Vast forests, abundant wildlife, mineral riches, a friendly climate and reliable water drew early Californians to the Golden State. A century and a half later our entire nation depends on California’s forested watersheds to help grow our food, manufacture our computers and provide life long memories. As important as these are to us, humans aren’t the only species that depend on California’s forests. Threatened pacific salmon and steelhead need clean, abundant water to spawn, and rare amphibians rely on wet mountain meadows to survive.

California’s water future is only as good as its headwaters are healthy.

It’s only been 15 years since my childhood, but California has changed in so many ways.
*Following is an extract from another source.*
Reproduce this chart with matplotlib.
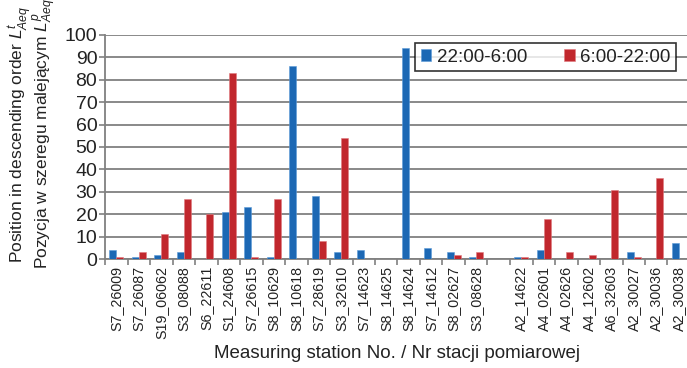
import numpy as np
import matplotlib
matplotlib.use("Agg")
import matplotlib.pyplot as plt
from matplotlib.ticker import FixedLocator

plt.rcParams['font.family'] = ['Liberation Sans', 'DejaVu Sans']
plt.rcParams['mathtext.fontset'] = 'custom'
plt.rcParams['mathtext.rm'] = 'Liberation Sans'
plt.rcParams['mathtext.it'] = 'Liberation Sans:italic'

stations = ["S7_26009", "S7_26087", "S19_06062", "S3_08088", "S6_22611", "S1_24608",
            "S7_26615", "S8_10629", "S8_10618", "S7_28619", "S3_32610", "S7_14623",
            "S8_14625", "S8_14624", "S7_14612", "S8_02627", "S3_08628", "",
            "A2_14622", "A4_02601", "A4_02626", "A4_12602", "A6_32603", "A2_30027",
            "A2_30036", "A2_30038"]
night = [4, 1, 2, 3, 0, 21, 23, 1, 86, 28, 3, 4, 0, 94, 5, 3, 1, 0,
         1, 4, 0, 0, 0, 3, 0, 7]
day = [1, 3, 11, 27, 20, 83, 1, 27, 0, 8, 54, 0, 0, 0, 0, 2, 3, 0,
       1, 18, 3, 2, 31, 1, 36, 0]
series_names = ["22:00-6:00", "6:00-22:00"]

blue = "#1c68b4"
red = "#c1272d"
grid_c = "#808080"

fig = plt.figure(figsize=(6.87, 3.68), dpi=100)
ax = fig.add_axes([105/687, 1-259/368, (690-105)/687, (259-35)/368])

x = np.arange(len(stations))
w = 0.31
ax.bar(x - w/2, night, width=w, color=blue, edgecolor="#5b9bd8", linewidth=0.4,
       label=series_names[0], zorder=3)
ax.bar(x + w/2, day, width=w, color=red, edgecolor="#e07a7e", linewidth=0.4,
       label=series_names[1], zorder=3)

ax.set_xlim(-0.5, len(stations) - 0.5)
ax.set_ylim(0, 100)
ax.set_yticks(np.arange(0, 101, 10))
ax.yaxis.grid(True, color=grid_c, linewidth=1.3, zorder=0)
ax.set_axisbelow(True)

for s in ["top", "right"]:
    ax.spines[s].set_visible(False)
for s in ["left", "bottom"]:
    ax.spines[s].set_color(grid_c)
    ax.spines[s].set_linewidth(1.3)

ax.set_xticks(x)
ax.set_xticklabels(stations, rotation=90, fontsize=10.3, color="#222222")
ax.tick_params(axis="x", which="major", length=0, pad=5)
ax.xaxis.set_minor_locator(FixedLocator(np.arange(-0.5, len(stations), 1.0)))
ax.tick_params(axis="x", which="minor", length=4, width=1.2, color=grid_c)
ax.tick_params(axis="y", length=4.5, width=1.2, color=grid_c, labelsize=14,
               labelcolor="#222222", pad=1)

ax.set_xlabel("Measuring station No. / Nr stacji pomiarowej", fontsize=13.5,
              color="#222222", labelpad=4)
fig.text(33/687, 1-134/368,
         "Position in descending order $L^{t}_{Aeq}$\n"
         "Pozycja w szeregu malejącym $L^{p}_{Aeq}$",
         rotation=90, ha="center", va="center", multialignment="center",
         fontsize=12.5, color="#222222", linespacing=0.78)

leg = ax.legend(loc="upper left", bbox_to_anchor=((415-105)/585, 1-(43-35)/224),
                ncol=2, fontsize=13.5, frameon=True, fancybox=False,
                handlelength=0.55, handleheight=0.55, handletextpad=0.3,
                columnspacing=2.0, borderpad=0.3, borderaxespad=0)
leg.get_frame().set_edgecolor("black")
leg.get_frame().set_linewidth(1.2)
for t in leg.get_texts():
    t.set_color("#222222")

fig.savefig("out.png", dpi=100)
The creek near my childhood home only flows in winter and spring now and many of the hillsides near my old home are brown when they used to be green. The impact of California’s drought goes well beyond browning lawns and intermittently flowing creeks. The drought has caused significant damage to the very ecosystems that are so crucial to its water supply, and these forests may take decades to recover.

As California breathes a sigh of relief following the first “normal” winter in years, managers are looking at what’s to come. While the water conservation measures proposed by Governor Brown will certainly help reduce demand at the tap, California’s water future is only as good as its headwaters are healthy. The problems facing California’s forests are not unique to the Golden State, but it’s hard to imagine a place where the stakes are higher.